NEW YORK (Reuters) - If "An Inconvenient Truth," Al Gore's Oscar-winning 2006 film on global warming, left audiences depressed about the planet's future, a new film from the same executive producers is designed to lift spirits.

"Climate of Change" premieres at New York's Tribeca Film Festival Thursday -- Earth Day -- and focuses on the efforts by individuals from around the world to reduce their personal carbon footprint while fighting business interests they say threaten the environment.

"I wouldn't exactly call it a feel-good film about climate change, but the idea was not to make a film that was scary," film director Brian Hill told Reuters. "We've got people doing something, people reacting to the kind of messages in films like 'An Inconvenient Truth.'"

The film, produced in part by Participant Media, which produced the Al Gore film, features a group of schoolchildren in Patna, India, explaining how they intend to change the world by protesting the use of plastic.

It also shows a community in Papua, New Guinea, that has banned commercial logging, a group in the U.S. state of West Virginia that is fighting to end mountaintop removal by coal companies, and an organization in Togo that is teaching women to use ovens powered by the sun.

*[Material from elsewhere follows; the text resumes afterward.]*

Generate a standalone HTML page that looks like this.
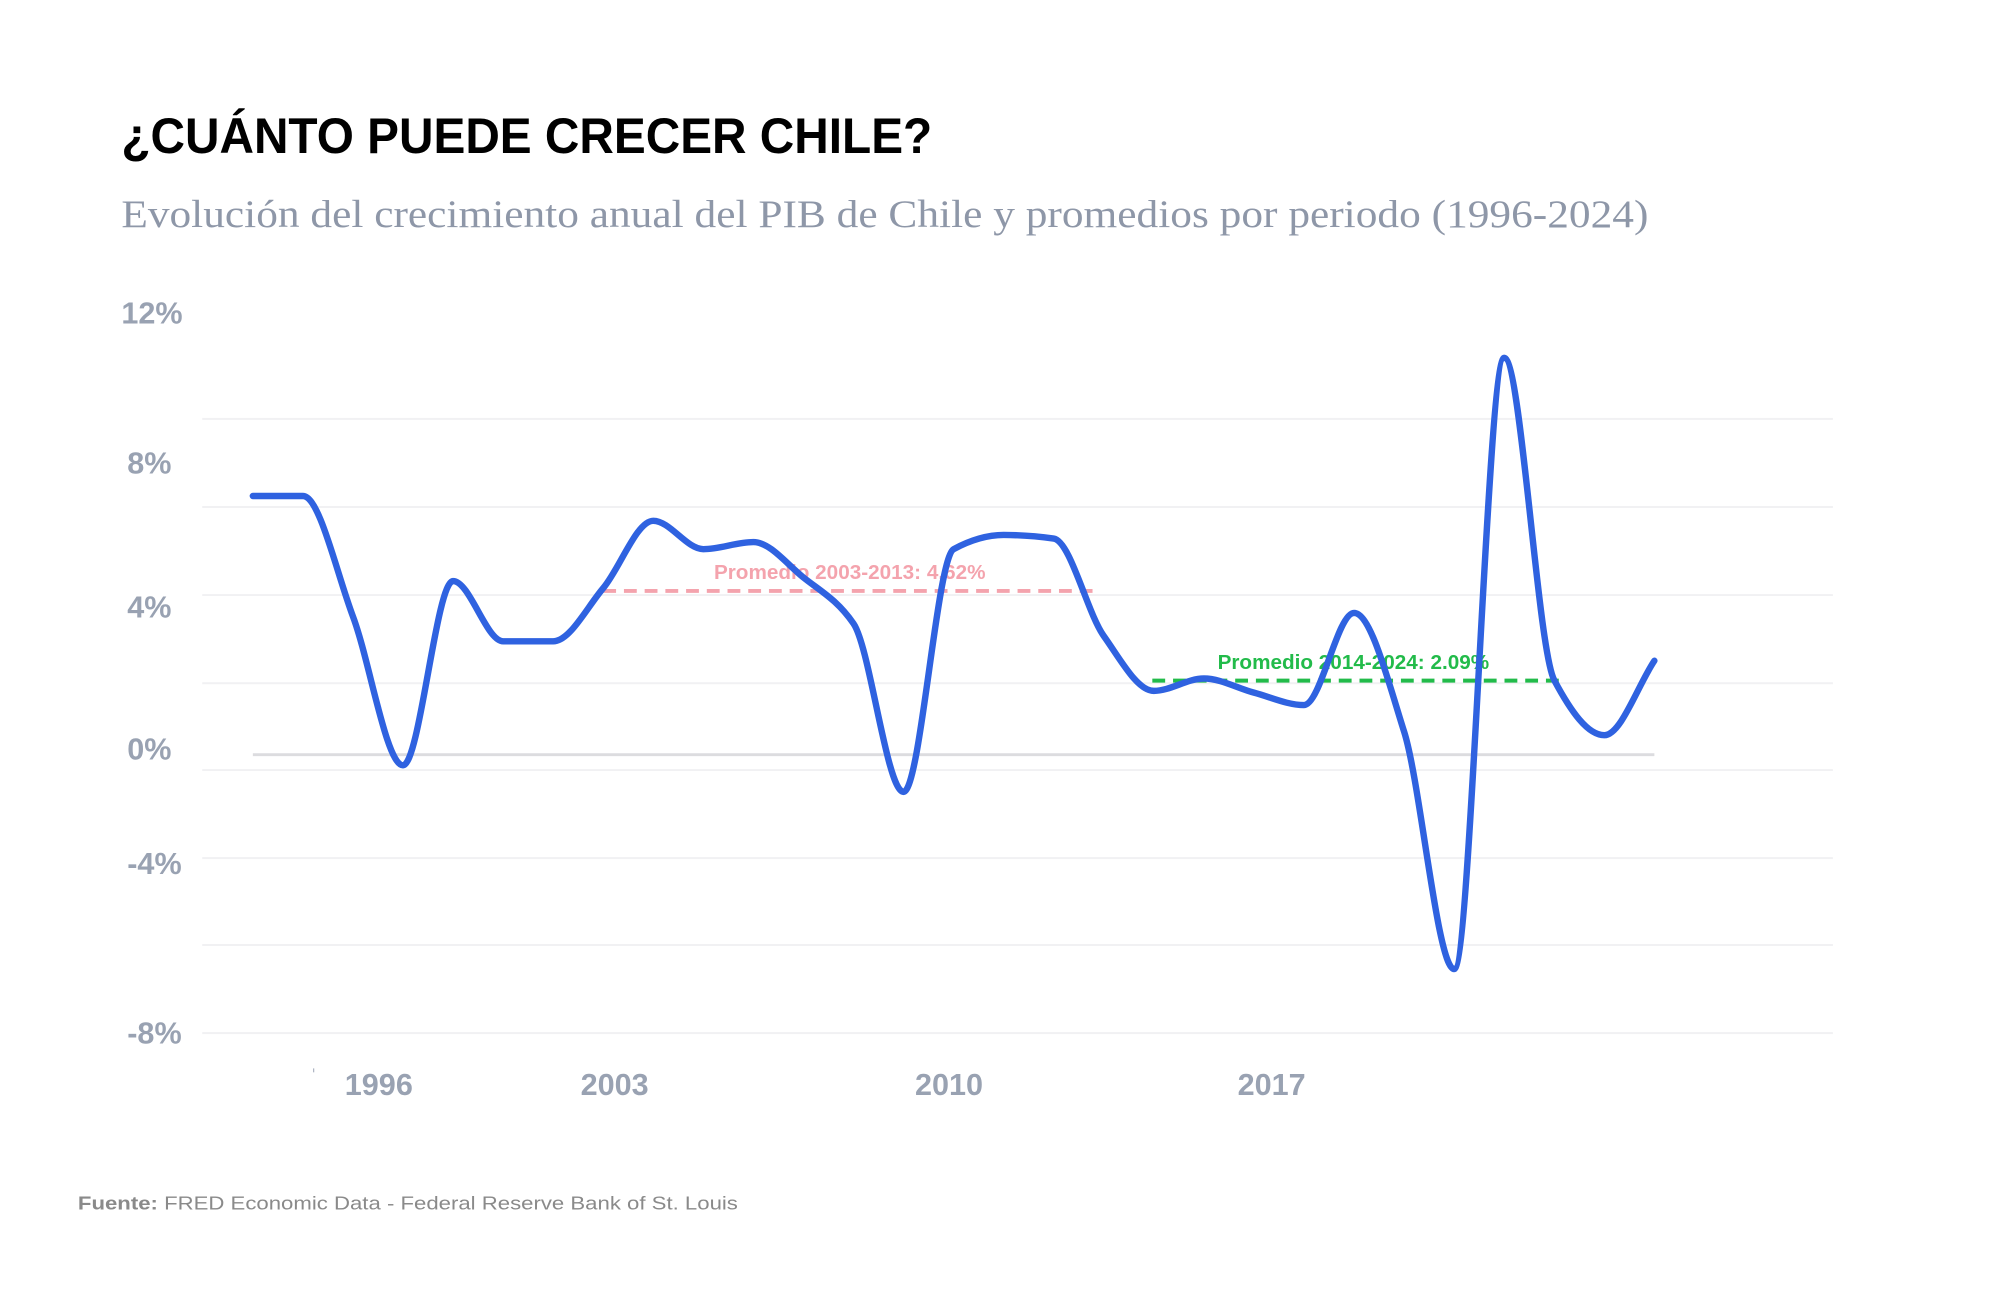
<!DOCTYPE html>
<html><head><meta charset="utf-8"><style>
html,body{margin:0;padding:0;background:#fff;}
svg{display:block;}
</style></head><body>
<svg id="chart" width="2000" height="1300" viewBox="0 0 2000 1300" xmlns="http://www.w3.org/2000/svg" font-family="'Liberation Sans', sans-serif">
<rect width="2000" height="1300" fill="#fff"/>
<g transform="scale(0.9865)">
<text x="123" y="155" font-size="51" font-weight="700" fill="#000" textLength="822" lengthAdjust="spacingAndGlyphs">¿CUÁNTO PUEDE CRECER CHILE?</text>
<text x="123" y="230" font-size="40" font-family="'Liberation Serif', serif" fill="#8e97a8" textLength="1548" lengthAdjust="spacingAndGlyphs">Evolución del crecimiento anual del PIB de Chile y promedios por periodo (1996-2024)</text>
<g id="grid"></g>
<g id="ylabels"></g>
<g id="xlabels"></g>
<line x1="318" y1="1083" x2="318" y2="1087" stroke="#9aa3b3" stroke-width="1"/>
<g id="plot"></g>
<text x="79" y="1226" font-size="19" fill="#8a8a8a" textLength="669" lengthAdjust="spacingAndGlyphs"><tspan font-weight="700">Fuente:</tspan> FRED Economic Data - Federal Reserve Bank of St. Louis</text>
</g>
</svg>
<script>
const years = [1996,1997,1998,1999,2000,2001,2002,2003,2004,2005,2006,2007,2008,2009,2010,2011,2012,2013,2014,2015,2016,2017,2018,2019,2020,2021,2022,2023,2024];
const growth = [7.3,7.3,3.9,-0.3,4.9,3.2,3.2,4.7,6.6,5.8,6.0,5.0,3.7,-1.05,5.8,6.2,6.1,3.35,1.8,2.15,1.75,1.4,4.0,0.65,-6.05,11.2,2.1,0.55,2.65];
const avgLabels = ["Promedio 2003-2013: 4.62%","Promedio 2014-2024: 2.09%"];
const avgValues = [4.62,2.09];
const avgStart = [2003,2013.97];
const avgEnd = [2012.85,2022.2];
const avgColors = ["#f4a3ad","#22bb4a"];
const yTickLabels = ["12%","8%","4%","0%","-4%","-8%"];
const xTickLabels = ["1996","2003","2010","2017"];

const NS="http://www.w3.org/2000/svg";
const X = yr => 256.3 + 50.74*(yr-1996);
const Y = v => 765 - 35.92*v;
function mk(tag, attrs, parent){const e=document.createElementNS(NS,tag);for(const k in attrs)e.setAttribute(k,attrs[k]);parent.appendChild(e);return e;}

const grid=document.getElementById('grid');
const gridYs=[424.6,513.9,603.2,692.6,780.6,869.9,957.9,1047.3];
gridYs.forEach(gy=>{
  const l=mk('line',{x1:205,x2:1858,y1:gy,y2:gy,stroke:'#f1f1f3','stroke-width':2},grid);
  
  
});
const zl=mk('line',{x1:X(1996),x2:X(2024),y1:Y(0),y2:Y(0),stroke:'#dcdcdf','stroke-width':3},grid);



const ylab=document.getElementById('ylabels');
const yPos=[[123,328],[129,480],[129,626],[129,770],[129,886],[129,1058]];
yTickLabels.forEach((t,i)=>{
  const e=mk('text',{x:yPos[i][0],y:yPos[i][1],'font-size':31,'font-weight':600,fill:'#99a2b2'},ylab);
  e.textContent=t;
  
  
});
const xlab=document.getElementById('xlabels');
const xPos=[384,623,962,1289];
xTickLabels.forEach((t,i)=>{
  const e=mk('text',{x:xPos[i],y:1110,'font-size':31,'font-weight':600,fill:'#99a2b2','text-anchor':'middle'},xlab);
  e.textContent=t;
  
  
});

const plot=document.getElementById('plot');
avgValues.forEach((v,i)=>{
  const l=mk('line',{x1:X(avgStart[i]),x2:X(avgEnd[i]),y1:Y(v),y2:Y(v),stroke:avgColors[i],'stroke-width':4,'stroke-dasharray':'13 8'},plot);
  
  
  const cx=(X(avgStart[i])+X(avgEnd[i]))/2+ (i==0?0:-5);
  const t=mk('text',{x:cx,y:Y(v)-12,'font-size':21,'font-weight':700,fill:avgColors[i],'text-anchor':'middle'},plot);
  t.textContent=avgLabels[i];
  
  
});

function monotone(xs,ys){
  const n=xs.length, m=new Array(n), d=[];
  for(let i=0;i<n-1;i++)d.push((ys[i+1]-ys[i])/(xs[i+1]-xs[i]));
  m[0]=d[0];m[n-1]=d[n-2];
  for(let i=1;i<n-1;i++){ if(d[i-1]*d[i]<=0)m[i]=0; else { const h0=xs[i]-xs[i-1],h1=xs[i+1]-xs[i]; m[i]=3*(h0+h1)/((2*h1+h0)/d[i-1]+(h1+2*h0)/d[i]); } }
  let p=`M${xs[0]},${ys[0]}`;
  for(let i=0;i<n-1;i++){const h=(xs[i+1]-xs[i])/3;p+=` C${xs[i]+h},${ys[i]+m[i]*h} ${xs[i+1]-h},${ys[i+1]-m[i+1]*h} ${xs[i+1]},${ys[i+1]}`;}
  return p;
}
const line=mk('path',{d:monotone(years.map(X),growth.map(Y)),fill:'none',stroke:'#2f62e0','stroke-width':6.5,'stroke-linejoin':'round','stroke-linecap':'round'},plot);


</script>
</body></html>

"Climate of Change," narrated by actress Tilda Swinton, argues that average people must work to reduce their own carbon emissions since some industrialized nations and large companies refuse to take significant steps.

"It would be great, and probably more useful in the long run, if governments would get involved," Hill said. "I don't think any government has really decided to tackle it in any forthright and bold manner, which is what you really need."

World leaders are due to meet in Mexico in November for the latest round of climate change talks, but observers say they are skeptical about how far the biggest carbon emitters will agree to go.

The U.S. Congress is also considering legislation to reduce emissions of so-called greenhouse gases blamed for global warming. But the likelihood of passage this year is slim.

Hill said the experience of making the film has changed his behavior: "I'm forever going around the house, turning lights out."